## Entries
Begin
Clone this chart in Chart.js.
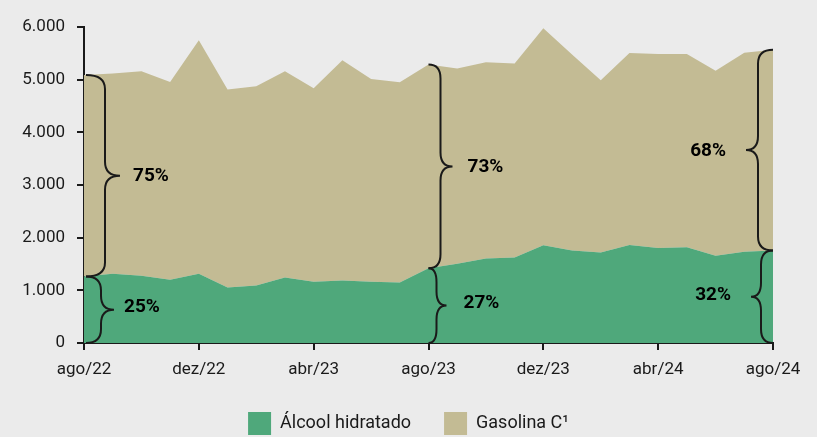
<!DOCTYPE html>
<html>
<head>
<meta charset="utf-8">
<script src="https://cdn.jsdelivr.net/npm/chart.js@4.4.1/dist/chart.umd.min.js"></script>
<style>
  html, body { margin: 0; padding: 0; background: #ebebeb; }
  #wrap { width: 817px; height: 437px; }
</style>
</head>
<body>
<div id="wrap"><canvas id="chart" width="817" height="437"></canvas></div>
<script>
const months = ["ago/22", "set/22", "out/22", "nov/22", "dez/22", "jan/23", "fev/23", "mar/23", "abr/23",
  "mai/23", "jun/23", "jul/23", "ago/23", "set/23", "out/23", "nov/23", "dez/23", "jan/24", "fev/24",
  "mar/24", "abr/24", "mai/24", "jun/24", "jul/24", "ago/24"];

// thousand m3
const alcool = [1263, 1313, 1275, 1200, 1313, 1054, 1092, 1244, 1162, 1187, 1162, 1149, 1421,
  1503, 1604, 1623, 1857, 1755, 1718, 1863, 1806, 1819, 1655, 1731, 1755];
const gasolina = [3827, 3802, 3885, 3757, 4434, 3758, 3783, 3916, 3675, 4181, 3853, 3802, 3865,
  3707, 3726, 3682, 4118, 3725, 3272, 3642, 3681, 3668, 3515, 3781, 3815];

// shares marked with braces
const braceMonths = [0, 12, 24];
const alcoolShare = ["25%", "27%", "32%"];
const gasolinaShare = ["75%", "73%", "68%"];

const ink = "#1a1a1a";
const fmt = v => String(v).replace(/\B(?=(\d{3})+(?!\d))/g, ".");

// brace: ends at x, spine at x+dir*d1, point at x+dir*d2
function drawBrace(ctx, x, y1, y2, dir, d1, d2) {
  const ym = (y1 + y2) / 2;
  const r = Math.min(14, (y2 - y1) / 4);
  const sx = x + dir * d1, px = x + dir * d2;
  ctx.beginPath();
  ctx.moveTo(x, y1);
  ctx.quadraticCurveTo(sx, y1, sx, y1 + r);
  ctx.lineTo(sx, ym - r);
  ctx.quadraticCurveTo(sx, ym, px, ym);
  ctx.quadraticCurveTo(sx, ym, sx, ym + r);
  ctx.lineTo(sx, y2 - r);
  ctx.quadraticCurveTo(sx, y2, x, y2);
  ctx.stroke();
}

const bracePlugin = {
  id: "braces",
  afterDatasetsDraw(chart) {
    const { ctx, scales: { x, y } } = chart;
    const geo = [
      { dir: 1, top: [19, 34, 13], bot: [15, 28, 10], dx: 2 },
      { dir: 1, top: [12, 24, 15], bot: [8, 18, 17], dx: 0 },
      { dir: -1, top: [15, 27, 20], bot: [12, 22, 20], dx: 0 }
    ];
    ctx.save();
    ctx.strokeStyle = ink;
    ctx.lineWidth = 2;
    ctx.fillStyle = "#000";
    ctx.font = "bold 19px Roboto";
    ctx.textBaseline = "middle";
    braceMonths.forEach((i, k) => {
      const g = geo[k];
      const bx = x.getPixelForValue(i) + g.dx;
      const y0 = y.getPixelForValue(0);
      const ya = y.getPixelForValue(alcool[i]);
      const yt = y.getPixelForValue(alcool[i] + gasolina[i]);
      drawBrace(ctx, bx, yt, ya, g.dir, g.top[0], g.top[1]);
      drawBrace(ctx, bx, ya, y0, g.dir, g.bot[0], g.bot[1]);
      ctx.textAlign = g.dir > 0 ? "left" : "right";
      ctx.fillText(gasolinaShare[k], bx + g.dir * (g.top[1] + g.top[2]), (yt + ya) / 2 + 1);
      ctx.fillText(alcoolShare[k], bx + g.dir * (g.bot[1] + g.bot[2]), (ya + y0) / 2 - 2);
    });
    ctx.restore();
  }
};

new Chart(document.getElementById("chart"), {
  type: "line",
  data: {
    labels: months,
    datasets: [
      {
        label: "Álcool hidratado",
        data: alcool,
        backgroundColor: "#4fa87b",
        borderColor: "#4fa87b",
        borderWidth: 0,
        pointRadius: 0,
        fill: "origin"
      },
      {
        label: "Gasolina C¹",
        data: gasolina,
        backgroundColor: "#c3bb94",
        borderColor: "#c3bb94",
        borderWidth: 0,
        pointRadius: 0,
        fill: "-1"
      }
    ]
  },
  options: {
    responsive: false,
    animation: false,
    layout: { padding: { top: 27, left: 0, right: 0, bottom: -8 } },
    plugins: {
      tooltip: { enabled: false },
      legend: {
        position: "bottom",
        labels: {
          boxWidth: 23,
          boxHeight: 23,
          padding: 33,
          color: ink,
          font: { family: "Roboto", size: 18 }
        }
      }
    },
    scales: {
      x: {
        offset: false,
        afterBuildTicks: s => { s.ticks = s.ticks.filter(t => t.value % 4 === 0); },
        afterFit: s => { s.height = 36; },
        ticks: { autoSkip: false, maxRotation: 0, padding: 10, color: ink, font: { family: "Roboto", size: 17 } },
        grid: { drawOnChartArea: false, tickLength: 7, color: ink, lineWidth: 2 },
        border: { color: ink, width: 2 }
      },
      y: {
        stacked: true,
        min: 0,
        max: 6000,
        afterFit: s => { s.width = 84; },
        ticks: { stepSize: 1000, padding: 12, color: ink, font: { family: "Roboto", size: 17 }, callback: v => fmt(v) },
        grid: { drawOnChartArea: false, tickLength: 7, color: ink, lineWidth: 2 },
        border: { color: ink, width: 2 }
      },
      yRight: {
        position: "right",
        afterFit: s => { s.width = 44; },
        ticks: { display: false },
        grid: { display: false },
        border: { display: false }
      }
    }
  },
  plugins: [bracePlugin]
});
</script>
</body>
</html>
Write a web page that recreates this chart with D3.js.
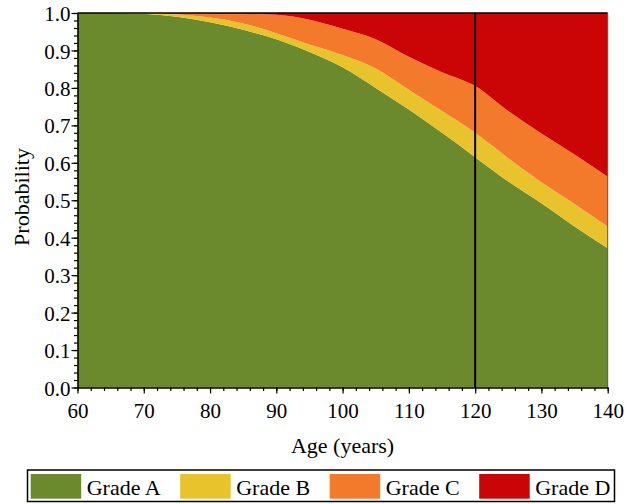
End
## Exercise directions
Reproduce each line exactly as it appears, omitting the pictures.

## Solved exercise
Clone this chart in Chart.js.
<!DOCTYPE html>
<html>
<head>
<meta charset="utf-8">
<script src="https://cdn.jsdelivr.net/npm/chart.js@4.4.1/dist/chart.umd.min.js"></script>
<style>
  html, body { margin: 0; padding: 0; background: #ebebeb; }
  #wrap { width: 817px; height: 437px; }
</style>
</head>
<body>
<div id="wrap"><canvas id="chart" width="817" height="437"></canvas></div>
<script>
const months = ["ago/22", "set/22", "out/22", "nov/22", "dez/22", "jan/23", "fev/23", "mar/23", "abr/23",
  "mai/23", "jun/23", "jul/23", "ago/23", "set/23", "out/23", "nov/23", "dez/23", "jan/24", "fev/24",
  "mar/24", "abr/24", "mai/24", "jun/24", "jul/24", "ago/24"];

// thousand m3
const alcool = [1263, 1313, 1275, 1200, 1313, 1054, 1092, 1244, 1162, 1187, 1162, 1149, 1421,
  1503, 1604, 1623, 1857, 1755, 1718, 1863, 1806, 1819, 1655, 1731, 1755];
const gasolina = [3827, 3802, 3885, 3757, 4434, 3758, 3783, 3916, 3675, 4181, 3853, 3802, 3865,
  3707, 3726, 3682, 4118, 3725, 3272, 3642, 3681, 3668, 3515, 3781, 3815];

// shares marked with braces
const braceMonths = [0, 12, 24];
const alcoolShare = ["25%", "27%", "32%"];
const gasolinaShare = ["75%", "73%", "68%"];

const ink = "#1a1a1a";
const fmt = v => String(v).replace(/\B(?=(\d{3})+(?!\d))/g, ".");

// brace: ends at x, spine at x+dir*d1, point at x+dir*d2
function drawBrace(ctx, x, y1, y2, dir, d1, d2) {
  const ym = (y1 + y2) / 2;
  const r = Math.min(14, (y2 - y1) / 4);
  const sx = x + dir * d1, px = x + dir * d2;
  ctx.beginPath();
  ctx.moveTo(x, y1);
  ctx.quadraticCurveTo(sx, y1, sx, y1 + r);
  ctx.lineTo(sx, ym - r);
  ctx.quadraticCurveTo(sx, ym, px, ym);
  ctx.quadraticCurveTo(sx, ym, sx, ym + r);
  ctx.lineTo(sx, y2 - r);
  ctx.quadraticCurveTo(sx, y2, x, y2);
  ctx.stroke();
}

const bracePlugin = {
  id: "braces",
  afterDatasetsDraw(chart) {
    const { ctx, scales: { x, y } } = chart;
    const geo = [
      { dir: 1, top: [19, 34, 13], bot: [15, 28, 10], dx: 2 },
      { dir: 1, top: [12, 24, 15], bot: [8, 18, 17], dx: 0 },
      { dir: -1, top: [15, 27, 20], bot: [12, 22, 20], dx: 0 }
    ];
    ctx.save();
    ctx.strokeStyle = ink;
    ctx.lineWidth = 2;
    ctx.fillStyle = "#000";
    ctx.font = "bold 19px Roboto";
    ctx.textBaseline = "middle";
    braceMonths.forEach((i, k) => {
      const g = geo[k];
      const bx = x.getPixelForValue(i) + g.dx;
      const y0 = y.getPixelForValue(0);
      const ya = y.getPixelForValue(alcool[i]);
      const yt = y.getPixelForValue(alcool[i] + gasolina[i]);
      drawBrace(ctx, bx, yt, ya, g.dir, g.top[0], g.top[1]);
      drawBrace(ctx, bx, ya, y0, g.dir, g.bot[0], g.bot[1]);
      ctx.textAlign = g.dir > 0 ? "left" : "right";
      ctx.fillText(gasolinaShare[k], bx + g.dir * (g.top[1] + g.top[2]), (yt + ya) / 2 + 1);
      ctx.fillText(alcoolShare[k], bx + g.dir * (g.bot[1] + g.bot[2]), (ya + y0) / 2 - 2);
    });
    ctx.restore();
  }
};

new Chart(document.getElementById("chart"), {
  type: "line",
  data: {
    labels: months,
    datasets: [
      {
        label: "Álcool hidratado",
        data: alcool,
        backgroundColor: "#4fa87b",
        borderColor: "#4fa87b",
        borderWidth: 0,
        pointRadius: 0,
        fill: "origin"
      },
      {
        label: "Gasolina C¹",
        data: gasolina,
        backgroundColor: "#c3bb94",
        borderColor: "#c3bb94",
        borderWidth: 0,
        pointRadius: 0,
        fill: "-1"
      }
    ]
  },
  options: {
    responsive: false,
    animation: false,
    layout: { padding: { top: 27, left: 0, right: 0, bottom: -8 } },
    plugins: {
      tooltip: { enabled: false },
      legend: {
        position: "bottom",
        labels: {
          boxWidth: 23,
          boxHeight: 23,
          padding: 33,
          color: ink,
          font: { family: "Roboto", size: 18 }
        }
      }
    },
    scales: {
      x: {
        offset: false,
        afterBuildTicks: s => { s.ticks = s.ticks.filter(t => t.value % 4 === 0); },
        afterFit: s => { s.height = 36; },
        ticks: { autoSkip: false, maxRotation: 0, padding: 10, color: ink, font: { family: "Roboto", size: 17 } },
        grid: { drawOnChartArea: false, tickLength: 7, color: ink, lineWidth: 2 },
        border: { color: ink, width: 2 }
      },
      y: {
        stacked: true,
        min: 0,
        max: 6000,
        afterFit: s => { s.width = 84; },
        ticks: { stepSize: 1000, padding: 12, color: ink, font: { family: "Roboto", size: 17 }, callback: v => fmt(v) },
        grid: { drawOnChartArea: false, tickLength: 7, color: ink, lineWidth: 2 },
        border: { color: ink, width: 2 }
      },
      yRight: {
        position: "right",
        afterFit: s => { s.width = 44; },
        ticks: { display: false },
        grid: { display: false },
        border: { display: false }
      }
    }
  },
  plugins: [bracePlugin]
});
</script>
</body>
</html>
Write a web page that recreates this chart with D3.js.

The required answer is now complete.